» WORK TO COMPLETE
Would you output the whole listing below, exactly as it reads?

--- begin ---

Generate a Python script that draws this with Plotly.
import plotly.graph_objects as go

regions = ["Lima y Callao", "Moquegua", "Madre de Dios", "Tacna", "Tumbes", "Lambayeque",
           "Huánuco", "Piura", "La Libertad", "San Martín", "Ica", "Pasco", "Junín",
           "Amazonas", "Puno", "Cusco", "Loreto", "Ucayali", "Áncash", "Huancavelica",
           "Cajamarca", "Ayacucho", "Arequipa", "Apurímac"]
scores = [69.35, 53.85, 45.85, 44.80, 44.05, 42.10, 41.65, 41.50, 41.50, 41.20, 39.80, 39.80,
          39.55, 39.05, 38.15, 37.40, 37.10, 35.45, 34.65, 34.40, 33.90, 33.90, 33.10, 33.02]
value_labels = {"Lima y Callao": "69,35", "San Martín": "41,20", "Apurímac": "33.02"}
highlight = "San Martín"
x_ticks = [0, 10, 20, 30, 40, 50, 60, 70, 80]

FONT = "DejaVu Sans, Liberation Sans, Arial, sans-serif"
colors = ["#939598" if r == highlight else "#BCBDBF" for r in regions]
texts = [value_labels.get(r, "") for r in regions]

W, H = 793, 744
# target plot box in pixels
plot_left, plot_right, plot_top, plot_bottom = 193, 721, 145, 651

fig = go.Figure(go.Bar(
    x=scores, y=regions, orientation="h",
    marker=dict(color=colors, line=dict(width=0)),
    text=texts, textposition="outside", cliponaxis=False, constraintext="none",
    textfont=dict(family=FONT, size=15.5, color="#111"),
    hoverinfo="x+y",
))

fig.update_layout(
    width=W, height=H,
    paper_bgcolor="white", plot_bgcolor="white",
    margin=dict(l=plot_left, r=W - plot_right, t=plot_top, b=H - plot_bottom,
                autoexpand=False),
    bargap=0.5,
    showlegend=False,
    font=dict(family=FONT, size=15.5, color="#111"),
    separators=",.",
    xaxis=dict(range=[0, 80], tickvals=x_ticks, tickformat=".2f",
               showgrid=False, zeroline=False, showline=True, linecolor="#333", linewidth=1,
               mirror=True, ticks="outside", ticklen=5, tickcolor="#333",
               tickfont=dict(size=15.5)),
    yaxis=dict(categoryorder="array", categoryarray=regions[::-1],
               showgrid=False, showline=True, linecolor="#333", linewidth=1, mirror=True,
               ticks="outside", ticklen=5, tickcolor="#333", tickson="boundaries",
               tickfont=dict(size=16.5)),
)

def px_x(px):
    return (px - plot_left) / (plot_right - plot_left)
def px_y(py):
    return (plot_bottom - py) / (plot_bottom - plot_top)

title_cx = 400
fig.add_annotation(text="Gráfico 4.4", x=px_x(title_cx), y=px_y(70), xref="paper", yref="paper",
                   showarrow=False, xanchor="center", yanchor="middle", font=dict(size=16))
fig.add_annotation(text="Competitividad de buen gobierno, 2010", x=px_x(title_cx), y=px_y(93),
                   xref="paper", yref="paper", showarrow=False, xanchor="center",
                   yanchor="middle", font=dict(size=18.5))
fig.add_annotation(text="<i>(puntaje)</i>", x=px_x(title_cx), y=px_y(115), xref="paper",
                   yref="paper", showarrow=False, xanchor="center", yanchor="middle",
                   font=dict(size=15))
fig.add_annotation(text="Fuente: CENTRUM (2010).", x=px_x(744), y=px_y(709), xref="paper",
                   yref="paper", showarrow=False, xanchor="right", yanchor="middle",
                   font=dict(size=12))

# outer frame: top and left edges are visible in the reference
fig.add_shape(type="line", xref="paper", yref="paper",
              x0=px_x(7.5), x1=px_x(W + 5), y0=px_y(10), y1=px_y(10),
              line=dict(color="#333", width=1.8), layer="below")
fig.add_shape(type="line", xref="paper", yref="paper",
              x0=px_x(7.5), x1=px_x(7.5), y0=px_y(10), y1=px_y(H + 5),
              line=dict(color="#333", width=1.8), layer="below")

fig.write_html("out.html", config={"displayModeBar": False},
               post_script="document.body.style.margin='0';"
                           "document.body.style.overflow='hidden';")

--- end ---

» RESULT
Generate a Python script that draws this with Plotly.
import plotly.graph_objects as go

regions = ["Lima y Callao", "Moquegua", "Madre de Dios", "Tacna", "Tumbes", "Lambayeque",
           "Huánuco", "Piura", "La Libertad", "San Martín", "Ica", "Pasco", "Junín",
           "Amazonas", "Puno", "Cusco", "Loreto", "Ucayali", "Áncash", "Huancavelica",
           "Cajamarca", "Ayacucho", "Arequipa", "Apurímac"]
scores = [69.35, 53.85, 45.85, 44.80, 44.05, 42.10, 41.65, 41.50, 41.50, 41.20, 39.80, 39.80,
          39.55, 39.05, 38.15, 37.40, 37.10, 35.45, 34.65, 34.40, 33.90, 33.90, 33.10, 33.02]
value_labels = {"Lima y Callao": "69,35", "San Martín": "41,20", "Apurímac": "33.02"}
highlight = "San Martín"
x_ticks = [0, 10, 20, 30, 40, 50, 60, 70, 80]

FONT = "DejaVu Sans, Liberation Sans, Arial, sans-serif"
colors = ["#939598" if r == highlight else "#BCBDBF" for r in regions]
texts = [value_labels.get(r, "") for r in regions]

W, H = 793, 744
# target plot box in pixels
plot_left, plot_right, plot_top, plot_bottom = 193, 721, 145, 651

fig = go.Figure(go.Bar(
    x=scores, y=regions, orientation="h",
    marker=dict(color=colors, line=dict(width=0)),
    text=texts, textposition="outside", cliponaxis=False, constraintext="none",
    textfont=dict(family=FONT, size=15.5, color="#111"),
    hoverinfo="x+y",
))

fig.update_layout(
    width=W, height=H,
    paper_bgcolor="white", plot_bgcolor="white",
    margin=dict(l=plot_left, r=W - plot_right, t=plot_top, b=H - plot_bottom,
                autoexpand=False),
    bargap=0.5,
    showlegend=False,
    font=dict(family=FONT, size=15.5, color="#111"),
    separators=",.",
    xaxis=dict(range=[0, 80], tickvals=x_ticks, tickformat=".2f",
               showgrid=False, zeroline=False, showline=True, linecolor="#333", linewidth=1,
               mirror=True, ticks="outside", ticklen=5, tickcolor="#333",
               tickfont=dict(size=15.5)),
    yaxis=dict(categoryorder="array", categoryarray=regions[::-1],
               showgrid=False, showline=True, linecolor="#333", linewidth=1, mirror=True,
               ticks="outside", ticklen=5, tickcolor="#333", tickson="boundaries",
               tickfont=dict(size=16.5)),
)

def px_x(px):
    return (px - plot_left) / (plot_right - plot_left)
def px_y(py):
    return (plot_bottom - py) / (plot_bottom - plot_top)

title_cx = 400
fig.add_annotation(text="Gráfico 4.4", x=px_x(title_cx), y=px_y(70), xref="paper", yref="paper",
                   showarrow=False, xanchor="center", yanchor="middle", font=dict(size=16))
fig.add_annotation(text="Competitividad de buen gobierno, 2010", x=px_x(title_cx), y=px_y(93),
                   xref="paper", yref="paper", showarrow=False, xanchor="center",
                   yanchor="middle", font=dict(size=18.5))
fig.add_annotation(text="<i>(puntaje)</i>", x=px_x(title_cx), y=px_y(115), xref="paper",
                   yref="paper", showarrow=False, xanchor="center", yanchor="middle",
                   font=dict(size=15))
fig.add_annotation(text="Fuente: CENTRUM (2010).", x=px_x(744), y=px_y(709), xref="paper",
                   yref="paper", showarrow=False, xanchor="right", yanchor="middle",
                   font=dict(size=12))

# outer frame: top and left edges are visible in the reference
fig.add_shape(type="line", xref="paper", yref="paper",
              x0=px_x(7.5), x1=px_x(W + 5), y0=px_y(10), y1=px_y(10),
              line=dict(color="#333", width=1.8), layer="below")
fig.add_shape(type="line", xref="paper", yref="paper",
              x0=px_x(7.5), x1=px_x(7.5), y0=px_y(10), y1=px_y(H + 5),
              line=dict(color="#333", width=1.8), layer="below")

fig.write_html("out.html", config={"displayModeBar": False},
               post_script="document.body.style.margin='0';"
                           "document.body.style.overflow='hidden';")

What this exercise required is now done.